The game was a delight for Jets fans and a disappointment for those hoping for a competitive match as New York romped, 55-13. As is standard for exhibitions, the playing time of star players was limited, as the coaches used the game primarily to evaluate young newcomers trying to make the team. Joe Namath and a number of others played only one quarter after which the Jets already led by 28-0. New York running back Emerson Boozer scored three touchdowns and was awarded a sterling silver bowl named for Al Lukachik as the game’s outstanding player. The attendance of 16,000, meanwhile, was well below expectations.

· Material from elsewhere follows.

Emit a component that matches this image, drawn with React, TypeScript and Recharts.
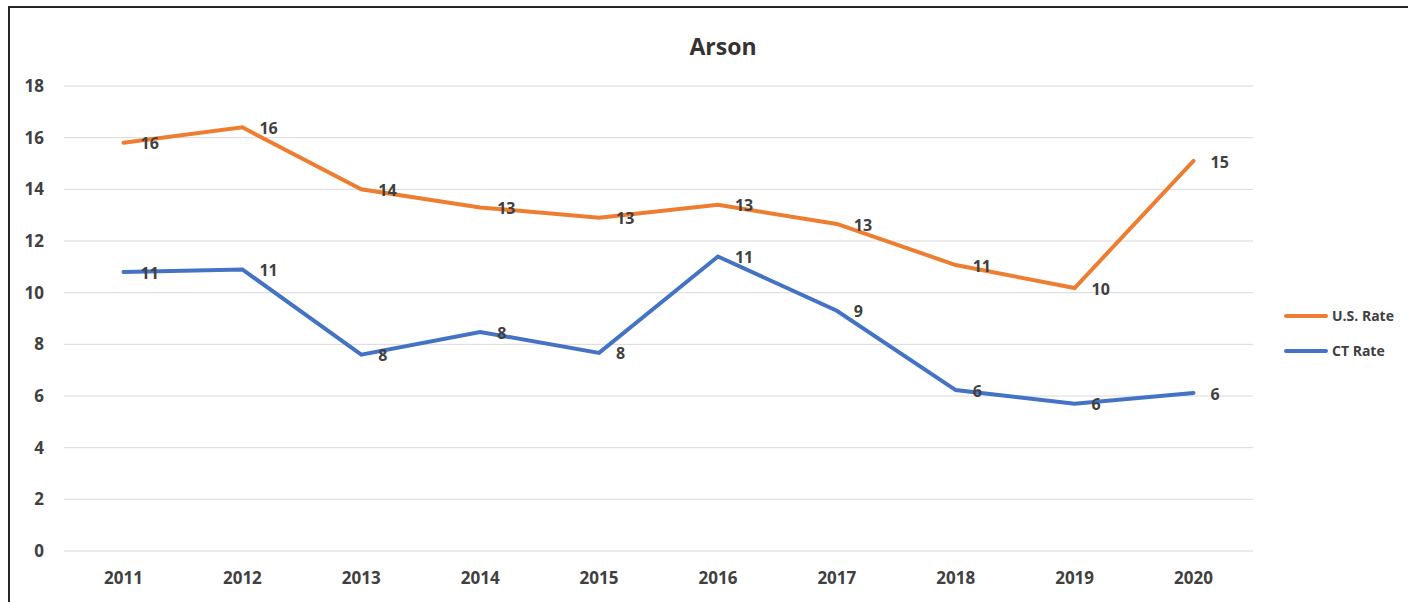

Namath played despite having broken curfew the night before, a misdeed for which he was fined $500. It was reported he was at various Manhattan bars until 4:30 Friday morning and did not return to training camp in Peekskill, New York until just before the Jets departed for Bridgeport. Namath stated that he was distraught about his brother’s recent health problems and denied that he had been out drinking.
Information about how much money the game raised was not made public. There also seems to have been little to no public discussion about whether city officials deemed the evening a success. That five thousand tickets went unsold was undoubtedly a disappointment to all and perhaps cause for some to question both whether the venture had been worthwhile and whether it should ever be repeated.
Within a few years, that last point was rendered completely moot. In their endless quest for profits, pro football’s team owners decided that exhibition games would be played exclusively in venues far larger than Kennedy Stadium. Before long, they even forced fans to purchase tickets for exhibitions as part of the season ticket package at the same price as regular season games. The NFL colossus was rapidly growing and the need to drum up support by scheduling exhibitions in places like Bridgeport had passed. The game played on August 4, 1967 was thus truly a once in forever event.